Reputation: 1211
Background
I've got this PostgreSQL
join that works pretty well for me:
select m.id,
m.zodiac_sign,
m.favorite_color,
m.state,
c.combined_id
from people."People" m
LEFT JOIN people.person_to_person_composite_crosstable c on m.id = c.id
As you can see, I'm joining two tables to bring in a combined_id
, which I need for later analysis elsewhere.
The Goal
I'd like to write a query that does so by picking the combined_id
that's got the lowest value of m.id
next to it (along with the other variables too). This ought to result in a new table with unique/distinct values of combined_id
.
The Problem
The issue is that the current query returns ~300 records, but I need it to return ~100. Why? Each combined_id
has, on average, 3 different m.id
's. I don't actually care about the m.id
's; I care about getting a unique combined_id
. Because of this, I decided that a good "selection criterion" would be to select rows based on the lowest value m.id
for rows with the same combined_id
.
What I've tried
I've consulted several posts on this and I feel like I'm fairly close.
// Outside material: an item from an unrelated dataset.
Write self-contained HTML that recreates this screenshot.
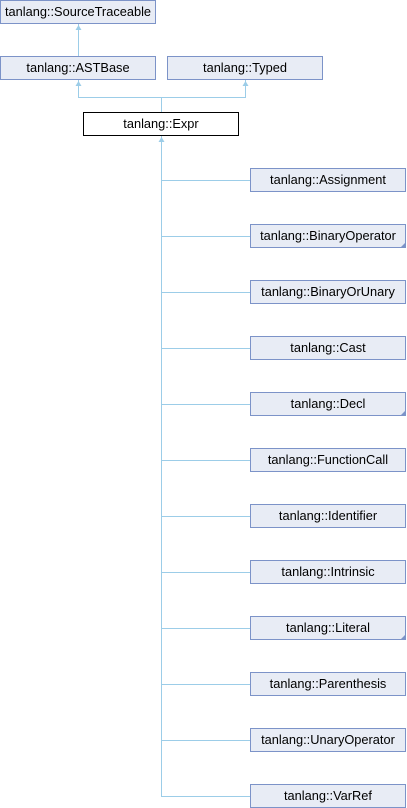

See for instance this one or this one. This other one does exactly what I need (with MAX
instead of MIN
) but he's asking for it in Unix Bash 😞
Here's an example of something I've tried:
select m.id,
m.zodiac_sign,
m.favorite_color,
m.state,
c.combined_id
from people."People" m
LEFT JOIN people.person_to_person_composite_crosstable c on m.id = c.id
WHERE m.id IN (select min(m.id))
This returns the error ERROR: aggregate functions are not allowed in WHERE
.
Any ideas?
Upvotes: 1
Views: 3096
Reputation: 520978
Postgres's DISTINCT ON
is probably the best approach here:
SELECT DISTINCT ON (c.combined_id)
m.id,
m.zodiac_sign,
m.favorite_color,
m.state,
c.combined_id
FROM people."People" m
LEFT JOIN people.person_to_person_composite_crosstable c
ON m.id = c.id
ORDER BY
c.combined_id,
m.id;
As for performance, the following index on the crosstable might speed up the query:
CREATE INDEX idx ON people.person_to_person_composite_crosstable (id, combined_id);
If used, the above index should let the join happen faster. Note that I cover the combined_id
column, which is required by the select.
Upvotes: 3